Нэнси никогда не была уличной девкой, все ее клиенты принадлежали к высшим слоям общества, очень важные люди — белые по большей части, — чьих имен я называть не буду. Скажу только, что это были одни из самых важных, могущественных и богатых мужчин страны. Они очень хорошо относились к ней, и, став ее другом, я понял почему. В ней было все — теплота, заботливость, ум, к тому же она была очень красивой и сексуальной, в общем, о таких все мужики мечтают. И в постели была хороша, до того страстная и чуткая, что даже плакать хотелось. Она меня по-настоящему любила, я ни цента ей не заплатил. Она была мне хорошим другом, понимала, через что я прошел и чего хотел в жизни добиться. Она поддерживала меня на 150 процентов.
За то время, что мы были вместе, она вытащила меня из многих передряг. Когда где-нибудь на гастролях я застревал на дороге, то стоило мне позвонить Нэнси и все ей рассказать, как она говорила: «Ну давай выбирайся оттуда!

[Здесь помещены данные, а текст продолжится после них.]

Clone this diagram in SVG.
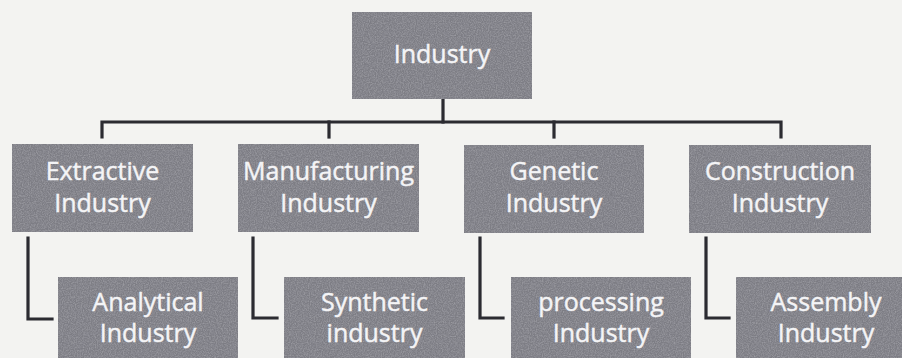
<svg xmlns="http://www.w3.org/2000/svg" width="902" height="358" viewBox="0 0 902 358">
  <defs>
    <style>
      .box { fill: #7d7d84; }
      .grain { filter: url(#grain); }
      .label { font-family: "Open Sans", "Liberation Sans", sans-serif; font-size: 25px; fill: #f4f4f6; stroke: #f4f4f6; stroke-width: 0.45; text-anchor: middle; }
      .wire { fill: none; stroke: #2b2b31; stroke-width: 3.2; stroke-linecap: square; stroke-linejoin: miter; }
    </style>
    <!-- halftone-like speckle over the grey boxes -->
    <filter id="grain" x="0" y="0" width="100%" height="100%">
      <feTurbulence type="fractalNoise" baseFrequency="0.85" numOctaves="2" seed="4" result="n"/>
      <feColorMatrix in="n" type="matrix" values="0 0 0 0 0.35  0 0 0 0 0.35  0 0 0 0 0.38  0 0 0 -1.6 1.05" result="specks"/>
      <feComposite in="specks" in2="SourceGraphic" operator="in" result="clip"/>
      <feMerge>
        <feMergeNode in="SourceGraphic"/>
        <feMergeNode in="clip"/>
      </feMerge>
    </filter>
  </defs>

  <rect width="902" height="358" fill="#f3f3f1"/>

  <!-- connectors -->
  <g id="connectors" class="wire">
    <path d="M443 99 V122"/>
    <path d="M102 137 V122 H781 V137"/>
    <path d="M329 122 V137"/>
    <path d="M554 122 V137"/>
    <path d="M28 238 V319 H52"/>
    <path d="M253 238 V318 H277"/>
    <path d="M480 238 V318 H503"/>
    <path d="M706 238 V318 H729"/>
  </g>

  <!-- root -->
  <g id="industry">
    <rect class="box grain" x="352" y="12" width="180" height="87"/>
    <text class="label" x="442" y="63">Industry</text>
  </g>

  <!-- second level -->
  <g id="extractive">
    <rect class="box grain" x="12" y="144" width="181" height="88"/>
    <text class="label" x="102.5" y="180">Extractive</text>
    <text class="label" x="102.5" y="212">Industry</text>
  </g>
  <g id="manufacturing">
    <rect class="box grain" x="238" y="144" width="181" height="88"/>
    <text class="label" x="328.5" y="180">Manufacturing</text>
    <text class="label" x="328.5" y="212">Industry</text>
  </g>
  <g id="genetic">
    <rect class="box grain" x="464" y="145" width="180" height="88"/>
    <text class="label" x="554" y="180">Genetic</text>
    <text class="label" x="554" y="212">Industry</text>
  </g>
  <g id="construction">
    <rect class="box grain" x="689" y="145" width="182" height="88"/>
    <text class="label" x="780" y="180">Construction</text>
    <text class="label" x="780" y="212">Industry</text>
  </g>

  <!-- third level -->
  <g id="analytical">
    <rect class="box grain" x="58" y="277" width="180" height="90"/>
    <text class="label" x="148" y="311">Analytical</text>
    <text class="label" x="148" y="342">Industry</text>
  </g>
  <g id="synthetic">
    <rect class="box grain" x="284" y="277" width="181" height="90"/>
    <text class="label" x="374.5" y="311">Synthetic</text>
    <text class="label" x="374.5" y="342">industry</text>
  </g>
  <g id="processing">
    <rect class="box grain" x="511" y="277" width="180" height="90"/>
    <text class="label" x="601" y="311">processing</text>
    <text class="label" x="601" y="342">Industry</text>
  </g>
  <g id="assembly">
    <rect class="box grain" x="736" y="277" width="180" height="90"/>
    <text class="label" x="826" y="311">Assembly</text>
    <text class="label" x="826" y="342">Industry</text>
  </g>
</svg>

Сколько тебе нужно денег?» И какая бы сумма ни требовалась, она ее тут же высылала.
В октябре 1956 года мы записали последние темы для «Престижа», потом я снова привел оркестр в «Кафе Богемия», и вот тут-то между нами с Колтрейном пробежала черная кошка. Напряженка накапливалась постепенно. Господи, было невыносимо смотреть, как Трейн губит себя: к тому времени он крепко подсел на иглу и много пил. На работу постоянно опаздывал и клевал носом на сцене. Однажды я так рассвирепел, что вдарил ему по голове и животу в гримерной. В тот вечер на концерте был Телониус Монк: он пришел за кулисы поздороваться и увидел, что я сделал с Трейном. Но когда Трейн мне никак не ответил, а просто остался сидеть, как большой обиженный ребенок, Монк пришел в ярость. И говорит Трейну: «Слушай, ты ведь прекрасный саксофонист, ты не должен допускать такого обращения. Приходи ко мне в любое время, будешь играть у меня. А ты, Майлс, не имеешь права его бить».

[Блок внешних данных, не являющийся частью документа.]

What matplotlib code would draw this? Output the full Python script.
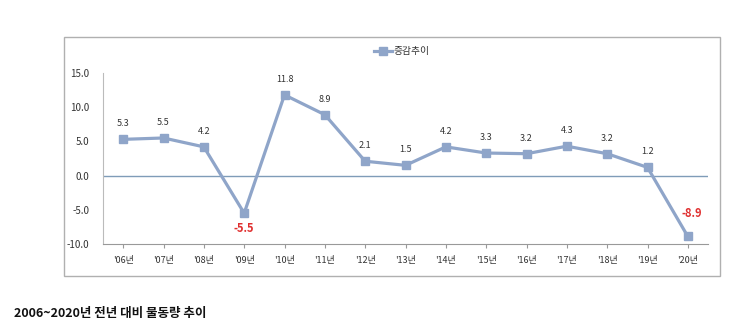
import matplotlib.pyplot as plt
from matplotlib.patches import Rectangle

plt.rcParams['font.family'] = ['Noto Sans CJK KR', 'DejaVu Sans']

years = ["'06년", "'07년", "'08년", "'09년", "'10년", "'11년", "'12년", "'13년",
         "'14년", "'15년", "'16년", "'17년", "'18년", "'19년", "'20년"]
change = [5.3, 5.5, 4.2, -5.5, 11.8, 8.9, 2.1, 1.5, 4.2, 3.3, 3.2, 4.3, 3.2, 1.2, -8.9]
yticks = [-10.0, -5.0, 0.0, 5.0, 10.0, 15.0]

line_color = '#8fa5c9'

fig = plt.figure(figsize=(7.5, 3.23), dpi=100)

# outer chart frame
fig.patches.append(Rectangle((64 / 750, 1 - 276 / 323), (720 - 64) / 750, (276 - 37) / 323,
                             transform=fig.transFigure, fill=False,
                             edgecolor='#b0b0b0', linewidth=1.0))

ax = fig.add_axes([103 / 750, 1 - 244 / 323, (708 - 103) / 750, (244 - 73) / 323])
x = list(range(len(years)))
ax.plot(x, change, color=line_color, linewidth=2.3, marker='s', markersize=6,
        markerfacecolor=line_color, markeredgecolor=line_color, label='증감추이', zorder=3)
ax.axhline(0, color='#7f9cb8', linewidth=1.0, zorder=1)

ax.set_xlim(-0.5, len(years) - 0.5)
ax.set_ylim(-10, 15)
ax.set_yticks(yticks)
ax.set_yticklabels([f'{v:.1f}' for v in yticks], fontsize=7, color='#333333')
ax.set_xticks(x)
ax.set_xticklabels(years, fontsize=6.5, color='#333333')
ax.tick_params(axis='x', length=3, color='#999999', pad=6)
ax.tick_params(axis='y', length=0, pad=10)
for s in ['top', 'right']:
    ax.spines[s].set_visible(False)
ax.spines['left'].set_color('#bbbbbb')
ax.spines['bottom'].set_color('#999999')

for xi, v in zip(x, change):
    if v >= 0:
        ax.annotate(f'{v:.1f}', (xi, v), xytext=(0, 8), textcoords='offset points',
                    ha='center', va='bottom', fontsize=6.5, color='#333333')
    elif xi == len(years) - 1:
        ax.annotate(f'{v:.1f}', (xi, v), xytext=(3, 12), textcoords='offset points',
                    ha='center', va='bottom', fontsize=8, color='#e03030', fontweight='bold')
    else:
        ax.annotate(f'{v:.1f}', (xi, v), xytext=(0, -6), textcoords='offset points',
                    ha='center', va='top', fontsize=8, color='#e03030', fontweight='bold')

ax.legend(loc='center', bbox_to_anchor=(402 / 750, 1 - 51 / 323), bbox_transform=fig.transFigure,
          frameon=False, fontsize=7, handlelength=1.8, handletextpad=0.2,
          labelcolor='#333333', markerscale=0.85)

fig.text(14 / 750, 1 - 313 / 323, '2006~2020년 전년 대비 물동량 추이', fontsize=9,
         fontweight='bold', color='#111111', va='center', ha='left')

fig.savefig('out.png', dpi=100, facecolor='white')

Я сам был в такой ярости, что мне было наплевать на чушь, которую молол Монк, потому что, прежде всего, его это не касалось. Трейна я в тот же вечер уволил, он вернулся в Филадельфию, чтобы попытаться избавиться от своей привычки к наркотикам. Мне было жаль прогонять его, но я не видел другого выхода из этого положения.

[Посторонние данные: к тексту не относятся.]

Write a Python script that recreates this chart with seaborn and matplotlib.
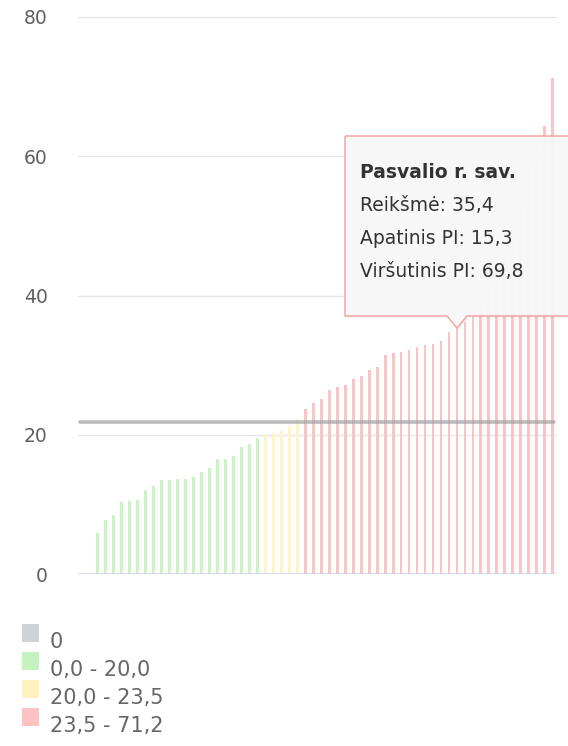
import numpy as np
import pandas as pd
import matplotlib
matplotlib.use("Agg")
import matplotlib.pyplot as plt
import seaborn as sns
from matplotlib.patches import Polygon, Rectangle

# ---- data ----
green_vals = [5.9, 7.8, 8.5, 10.4, 10.5, 10.6, 12.0, 12.6, 13.5, 13.5, 13.7,
              13.6, 14.0, 14.6, 15.2, 16.5, 16.5, 17.0, 18.3, 18.6, 19.5]
yellow_vals = [20.1, 20.2, 20.6, 21.2, 22.3]
red_vals = [23.7, 24.5, 25.1, 26.4, 26.8, 27.2, 28.0, 28.4, 29.3, 29.8, 31.5,
            31.7, 31.9, 32.2, 32.6, 32.9, 33.1, 33.5, 34.8, 35.4, 36.2, 37.0,
            38.5, 40.0, 41.5, 43.5, 46.0, 49.0, 53.0, 59.0, 64.3, 71.2]
reference_line = 21.9
legend_labels = ["0", "0,0 - 20,0", "20,0 - 23,5", "23,5 - 71,2"]
legend_colors = ["#cfd3d7", "#c4f3bf", "#fff2bf", "#ffc2c2"]
y_ticks = [0, 20, 40, 60, 80]
tooltip_title = "Pasvalio r. sav."
tooltip_lines = ["Reikšmė: 35,4", "Apatinis PI: 15,3", "Viršutinis PI: 69,8"]

values = green_vals + yellow_vals + red_vals
cats = (["g"] * len(green_vals) + ["y"] * len(yellow_vals) + ["r"] * len(red_vals))
df = pd.DataFrame({"idx": np.arange(len(values)), "val": values, "cat": cats})
palette = {"g": "#c8f5c2", "y": "#fff4c4", "r": "#fbc4c4"}

W, H = 568, 746
fig = plt.figure(figsize=(W / 100, H / 100), dpi=100)
sns.set_style("white")
plt.rcParams['font.family'] = ['DejaVu Sans']

def fx(x):
    return x / W

def fy(y):
    return 1 - y / H

ax_left, ax_right, ax_top, ax_bot = 78, 556, 17, 574
ax = fig.add_axes([fx(ax_left), fy(ax_bot), fx(ax_right) - fx(ax_left), fy(ax_top) - fy(ax_bot)])

sns.barplot(data=df, x="idx", y="val", hue="cat", palette=palette, dodge=False,
            width=0.36, legend=False, ax=ax, saturation=1, linewidth=0, zorder=2)

ax.set_xlim(-2.45, 57.4)
ax.set_ylim(0, 80)
ax.set_yticks(y_ticks)
ax.set_yticklabels([str(t) for t in y_ticks])
ax.set_xticks([])
ax.set_xlabel("")
ax.set_ylabel("")
for s in ax.spines.values():
    s.set_visible(False)
ax.tick_params(axis="y", length=0, pad=22, labelsize=13.5, labelcolor="#606060")
for t in y_ticks[1:]:
    ax.axhline(t, color="#e6e6e6", lw=1, zorder=1, clip_on=False)
ax.axhline(0, color="#ccd6eb", lw=1.2, zorder=3)
ax.axhline(reference_line, xmin=0.004, xmax=0.995, color="#a0a0a0", lw=2.6, alpha=0.7, zorder=4)

# ---- tooltip ----
bx0, bx1, by0, by1 = 345, 600, 136, 316
px, py = 457, 328
outline = [(bx0, by0), (bx1, by0), (bx1, by1), (px + 10, by1), (px, py), (px - 10, by1), (bx0, by1)]
shadow = [(fx(x + 1.5), fy(y + 1.5)) for x, y in outline]
fig.add_artist(Polygon(shadow, closed=True, transform=fig.transFigure,
                       facecolor="#000000", alpha=0.06, edgecolor="none", zorder=5))
pts = [(fx(x), fy(y)) for x, y in outline]
fig.add_artist(Polygon(pts, closed=True, transform=fig.transFigure,
                       facecolor="#f8f8f8", alpha=0.94, edgecolor="none", zorder=6))
fig.add_artist(Polygon(pts, closed=True, transform=fig.transFigure,
                       facecolor="none", edgecolor="#f2a7a7", lw=1.1, zorder=7))

tx = 360
fig.text(fx(tx), fy(178), tooltip_title, fontsize=13.5, fontweight="bold",
         color="#333333", va="baseline", ha="left", zorder=8)
for i, line in enumerate(tooltip_lines):
    fig.text(fx(tx), fy(211 + 33 * i), line, fontsize=13.5, color="#333333",
             va="baseline", ha="left", zorder=8)

# ---- legend ----
for i, (lab, col) in enumerate(zip(legend_labels, legend_colors)):
    top = 624 + 28 * i
    fig.add_artist(Rectangle((fx(22), fy(top + 18)), fx(39) - fx(22), fy(top) - fy(top + 18),
                             transform=fig.transFigure, facecolor=col, edgecolor="none", zorder=5))
    fig.text(fx(50), fy(top + 18), lab, fontsize=15, color="#666666",
             va="center", ha="left", zorder=6)

fig.savefig("out.png", dpi=100, facecolor="white")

Колтрейна я заменил Сонни Роллинзом, и так мы закончили наш недельный ангажемент в «Богемии». Сразу после этого я распустил оркестр и сел на первый же самолет в Париж, куда меня пригласили солистом — с Лестером Янгом, со звездной группой музыкантов, куда входил «Современный джазовый квартет» (Перси Хит, Джон Льюис, Конни Кей и Милт Джексон) и многие французские и немецкие музыканты. Мы играли в Амстердаме, Цюрихе, Фрайбурге (городке в Шварцвальде) и в Париже.
В Париже мы снова стали встречаться с Жюльетт Греко — она к тому времени превратилась в настоящую звезду кабаре и экрана. Сначала ей не очень хотелось видеться со мной — из-за того, как я вел себя с ней в тот последний раз в Нью-Йорке, но, когда я объяснил ей почему, она меня простила, и у нас все пошло хорошо, как в первый раз. И конечно же, я встречался с Жаном Полем Сартром — мы отлично проводили время: я либо бывал у него в гостях, либо мы сидели в открытых кафе. Изъяснялись мы на ломаном французском, таком же английском и жестами.
Когда закончился наш концерт в Париже, многие музыканты поехали в модный клуб «Сен- Жермен» на Левом берегу. Я взял с собой Жюльетт, и мы слушали выступавшего в тот вечер великого американского черного саксофониста Дона Байеса. По-моему, тогда с нами был весь «Современный джазовый квартет», и Кении Кларк там тоже был. К тому же Бад Пауэлл со своей женой Баттеркап тоже поднялись к нам на сцену. Мы все рады были видеть Бада. Он тогда уже постоянно жил в Париже. Мы с Бадом были особенно довольны встречей — обнимались, как давно не видевшиеся братья. После того как мы выпили и вдоволь наговорились, кто-то объявил, что Бад будет играть. Помню, как счастлив я был услышать это, ведь я так давно не слышал его.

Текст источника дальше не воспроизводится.